The bigger the kitty the fewer the times you blow your account. But this also brings down the average winnings in the simulation as the amount of money you lose when you blow the bank increases. In terms of expected value, there seems to be a sweet spot around the $140 mark of kitty size for a starting bet of $1. This could be because at this kitty size you can withstand 7 consecutive losses. So if your kitty is \(x\), your starting bet should be \(x \times 0.007\).


Number of Goes

The number of goes are the number of times a player will bet during a session. Of course there is a physical limitation to the number of goes a player can have. If it takes 5 mins per spin, 100 spins can take a whole 8 hour night.

The graph below indicates that the more goes you have the better. The expected value seems to over the 100 mark so around 90 spins for practical purposes (7.5 hrs which is pretty hardcore) will be used for modelling.

The more you play, the more your wins go down (on average) this is because the house always wins and there is a small built in bias favouring the house in the game. The same applies to the number of times you blow your kitty. The more you play, the greater the chances. The strategy seems to work because even though this is the case, the average winnings value seems to go up.


Cashing Out Early

The variable Till is the percentage of your kitty you need to win back before you cash out. This could happen before you've reached your number of goes so you stop early. Some of the code has 999 as a value of till. This means the player always runs until broke or the number of goes is completed.
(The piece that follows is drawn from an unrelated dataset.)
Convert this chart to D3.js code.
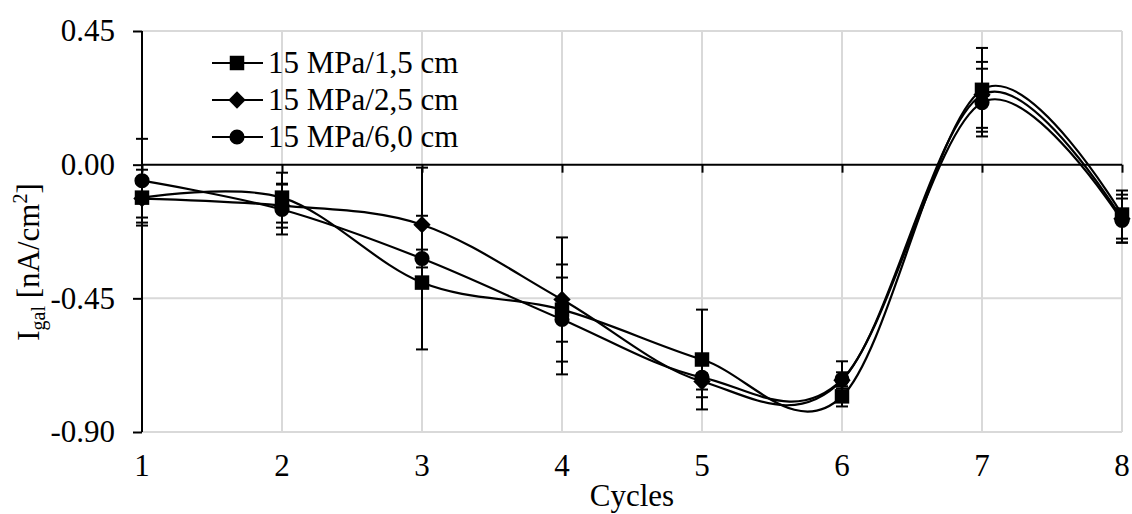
<!DOCTYPE html>
<html>
<head>
<meta charset="utf-8">
<script src="https://cdn.jsdelivr.net/npm/d3@7"></script>
<style>
  body { margin: 0; background: #fff; }
  text { font-family: "Liberation Serif", "Times New Roman", serif; fill: #000; }
</style>
</head>
<body>
<script>
var cycles = [1, 2, 3, 4, 5, 6, 7, 8];
var yTicks = [0.45, 0, -0.45, -0.9];
var seriesNames = ["15 MPa/1,5 cm", "15 MPa/2,5 cm", "15 MPa/6,0 cm"];

var sqVals   = [-0.111, -0.111, -0.397, -0.488, -0.656, -0.780, 0.252, -0.168];
var sqErr    = [0.094, 0.084, 0.225, 0.108, 0.168, 0.034, 0.141, 0.081];
var diaVals  = [-0.114, -0.138, -0.202, -0.454, -0.730, -0.726, 0.235, -0.182];
var diaErr   = [0.064, 0.074, 0.192, 0.209, 0.027, 0.027, 0.111, 0.081];
var circVals = [-0.054, -0.151, -0.316, -0.521, -0.716, -0.723, 0.209, -0.188];
var circErr  = [0.141, 0.084, 0.030, 0.185, 0.067, 0.061, 0.114, 0.074];

var W = 1132, H = 514;
var pLeft = 142, pRight = 1122, pTop = 31, pBottom = 432;
var fs = "31px";

var svg = d3.select("body").append("svg")
    .attr("width", W)
    .attr("height", H);

var x = d3.scaleLinear().domain([1, 8]).range([pLeft, pRight]);
var y = d3.scaleLinear().domain([-0.9, 0.45]).range([pBottom, pTop]);

// gridlines
svg.append("g").selectAll("line")
  .data(yTicks.filter(function(d) { return d !== 0; }))
  .enter().append("line")
  .attr("x1", pLeft).attr("x2", pRight)
  .attr("y1", function(d) { return y(d); })
  .attr("y2", function(d) { return y(d); })
  .attr("stroke", "#d9d9d9").attr("stroke-width", 2);

svg.append("g").selectAll("line")
  .data(cycles.slice(1))
  .enter().append("line")
  .attr("x1", function(d) { return x(d); })
  .attr("x2", function(d) { return x(d); })
  .attr("y1", pTop).attr("y2", pBottom)
  .attr("stroke", "#d9d9d9").attr("stroke-width", 2);

// y axis
var yAxis = d3.axisLeft(y).tickValues(yTicks).tickSize(9).tickPadding(18)
  .tickFormat(function(d) { return d.toFixed(2).replace("\u2212", "-"); });
var gy = svg.append("g")
  .attr("transform", "translate(" + pLeft + ",0)")
  .call(yAxis);
gy.select(".domain").attr("stroke", "#000").attr("stroke-width", 2)
  .attr("d", "M0," + pTop + "V" + pBottom);
gy.selectAll(".tick line").attr("stroke", "#000").attr("stroke-width", 2);
gy.selectAll(".tick text").style("font-size", fs)
  .style("font-family", "Liberation Serif");

// x axis at zero
var xAxis = d3.axisBottom(x).tickValues(cycles).tickSize(8).tickFormat("");
var gx = svg.append("g")
  .attr("transform", "translate(0," + y(0) + ")")
  .call(xAxis);
gx.select(".domain").attr("stroke", "#000").attr("stroke-width", 2)
  .attr("d", "M" + pLeft + ",0H" + pRight);
gx.selectAll(".tick line").attr("stroke", "#000").attr("stroke-width", 2);

// x tick labels at bottom
svg.append("g").selectAll("text")
  .data(cycles)
  .enter().append("text")
  .attr("x", function(d) { return x(d); })
  .attr("y", 476)
  .attr("text-anchor", "middle")
  .style("font-size", fs)
  .text(function(d) { return d; });

svg.append("text")
  .attr("x", (pLeft + pRight) / 2)
  .attr("y", 506)
  .attr("text-anchor", "middle")
  .style("font-size", fs)
  .text("Cycles");

var ylab = svg.append("text")
  .attr("transform", "translate(39,262) rotate(-90)")
  .attr("text-anchor", "middle")
  .style("font-size", fs);
ylab.append("tspan").text("I");
ylab.append("tspan").attr("dy", 6).style("font-size", "20px").text("gal");
ylab.append("tspan").attr("dy", -6).text(" [nA/cm");
ylab.append("tspan").attr("dy", -12).style("font-size", "20px").text("2");
ylab.append("tspan").attr("dy", 12).text("]");

var series = [
  {name: seriesNames[0], vals: sqVals, err: sqErr, shape: d3.symbolSquare, size: 210, rot: 0},
  {name: seriesNames[1], vals: diaVals, err: diaErr, shape: d3.symbolSquare, size: 150, rot: 45},
  {name: seriesNames[2], vals: circVals, err: circErr, shape: d3.symbolCircle, size: 180, rot: 0}
];

var line = d3.line()
  .x(function(d, i) { return x(cycles[i]); })
  .y(function(d) { return y(d); })
  .curve(d3.curveCatmullRom.alpha(0));

// error bars
series.forEach(function(s) {
  var g = svg.append("g");
  s.vals.forEach(function(v, i) {
    var cx = x(cycles[i]);
    var y1 = y(v + s.err[i]), y2 = y(v - s.err[i]);
    g.append("line").attr("x1", cx).attr("x2", cx).attr("y1", y1).attr("y2", y2)
      .attr("stroke", "#000").attr("stroke-width", 2);
    [y1, y2].forEach(function(yy) {
      g.append("line").attr("x1", cx - 6).attr("x2", cx + 6).attr("y1", yy).attr("y2", yy)
        .attr("stroke", "#000").attr("stroke-width", 2);
    });
  });
});

// lines and markers
series.forEach(function(s) {
  svg.append("path")
    .attr("d", line(s.vals))
    .attr("fill", "none")
    .attr("stroke", "#000")
    .attr("stroke-width", 2.2);
  svg.append("g").selectAll("path")
    .data(s.vals)
    .enter().append("path")
    .attr("d", d3.symbol().type(s.shape).size(s.size))
    .attr("transform", function(d, i) {
      return "translate(" + x(cycles[i]) + "," + y(d) + ") rotate(" + s.rot + ")";
    })
    .attr("fill", "#000");
});

// legend
var leg = svg.append("g");
series.forEach(function(s, i) {
  var ly = 63 + i * 37;
  leg.append("line").attr("x1", 212).attr("x2", 263).attr("y1", ly).attr("y2", ly)
    .attr("stroke", "#000").attr("stroke-width", 2.2);
  leg.append("path").attr("d", d3.symbol().type(s.shape).size(s.size))
    .attr("transform", "translate(237," + ly + ") rotate(" + s.rot + ")").attr("fill", "#000");
  leg.append("text").attr("x", 268).attr("y", ly + 10)
    .style("font-size", fs).text(s.name);
});
</script>
</body>
</html>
From the graph it looks like a good idea to cash out at 50% of the kitty. This will also save the number of goes.


Running with Optimised Numbers

It looks like the strategy works so using the optimised numbers we can run summary statistics on a group of simulations. We will look at the ev values here. Arbitrarily running a 1000 simulations for team sizes of 1000.


Assumptions and Stuff

A successful strategy is getting a positive outcome more times than a negative one when running the simulation. A strategy is deemed successful in this case if its expected value (ev) is positive and unsuccessful if it is negative. A strategy with a higher expected value is assumed to be better than one with a lower one.

Each of the variables are looked at in isolation and the best selected for expected value. The variables may not be the best together. An optimisation function can be created but this will take ages to compute based on what my PC is capable of.

Python will give you quasi random variables. This means unlike real world random numbers they are not statistically independent. You can do things like generate random numbers that fit a normal distribution. There are no such things as perfectly random variables in the real world. If you gather enough variables you will be able to see a bias. Real life roulette wheels may give you some groups of numbers more than others.


Kitty - How much is in your wallet when you start.
Start - The starting bet. This is the bet that will be doubled after a loss or reset to at a win.
Blown - Ruin. You have blown your kitty.
Blowns - The number of people in the team that have blown their kitty.
Till - Short for "till what point do I continue playing". This is based on a fraction of the starting kitty. 0.5 means I will play till I make 50% of my starting kitty. With convention, 999 means I will keep playing the number of goes.
Player - How we model a single player's session at a casino. The player will have a fixed amount of money in his wallet (kitty) and will be playing the the strategy. He will play until he achieves a goal, the kitty runs out or for a fixed number of turns. This is also a session (at the casino).
Simulation - Many Players playing the same strategy. The statistics of the simulation will be used to decide how feasible the strategy is. Statistics will also be used to compare simulations with each other.
Expected Value - A calculation based on the averages of a simulation.

$$ (num.wins \times avg.wins) - (num.blowns \times avg.kitty) $$

A positive ev indicates that on average running the strategy is a good idea. A negative ev indicates on average running the strategy is a bad idea.